The 2015 Maryland field hockey team won 17 straight games last season en route to earning Big Ten regular-season and tournament titles for the first time in program history.
But head coach Missy Meharg has a regret about 2015, and it’s not about her team’s first-round exit from the NCAA tournament.
“I regret not having a powerful enough out-of-league schedule,” the 29th-year coach said. “And my goal for this year was to [fix] that.”
She crafted an extremely tough schedule, testing her freshmen-laden team early in the season with games against three top-10 opponents, two of which were in the top five in the first four matches of the year.
The No. 6 Terps went 1-2 against those opponents, but Meharg and her players said they achieved more important results than their win-loss record from their first two weekends of the season.
“We’ve [already] been put in a lot of situations, so when we’re in them again, we’ll know what to do,” forward Emma Rissinger said. “We have the experience. We got the jitters out.”
Most of the Terps’ missteps came in last Sunday’s match against No. 2 Syracuse. After outplaying the Orange in the first half and holding a 1-0 lead for most of the first half, Syracuse netted an equalizer just before halftime and cruised to three more scores in the final period. Maryland was disappointed with their play in that second frame. Then the Terps (2-2) endured a 1-0 loss to Duke on Friday in their next outing, though they felt they dominated the contest.

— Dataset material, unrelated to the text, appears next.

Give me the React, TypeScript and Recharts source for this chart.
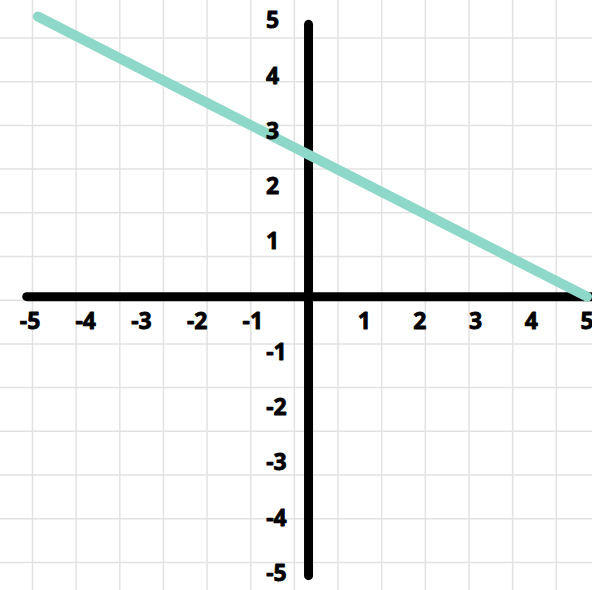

“We hit the post four times, it was really weird,” Meharg said. “It was like the Devil was sitting on that goalpost.”If any demons worked against the Terps on Friday, they exorcised them to reverse their outcome on Sunday. Against No. 8 Boston College, Maryland continued their control from Friday but converted on three goals to secure a 3-1 win.
The games against Duke and Boston College were part of the Big Ten/ACC Cup, an event that helps raise the Big Ten’s strength of schedule and RPI rankings.
“When I first got into the [Big Ten], we played 13 or 14 games between the Big Ten and the ACC,” Meharg said. “When the coaches had our meeting in January, we said we wanted more. This year, I think we have 28.”
The ACC is perhaps the toughest field hockey conference in the country. All seven of their members were top-12 teams in the preseason, occupying four of the top five spots and six of the top 10.
From Meharg’s perspective, scheduling against ACC opponents not only helps prepare her team on the field, it also builds the resume of the entire conference.
“We need for Big Ten hockey to be high in the rankings, so late in the year we’re not hurting each other by playing our conference games [against teams with] low rankings,” Meharg said.
And though the Terps are past their first major tests of the year, their schedule doesn’t ease up for long.
Meharg peppered the entire slate with tough non-conference opponents to complement the league schedule, which features four of the nine Big Ten teams in the preseason top 20.
Games against No. 3 Connecticut, No. 5 Virginia, No. 15 Princeton and No. 20 Old Dominion this season will help keep the Terps’ strength of schedule competitive, and, according to forward Welma Luus, prepare the team for the postseason.
“Being able to play tough teams … is vital to our growth as a team,” Luus said. “A lot of times you can just go through [your schedule] like last season when we won [17] games in a row. But when things get tough this year, I think we’ll have a little bit of an edge for that.”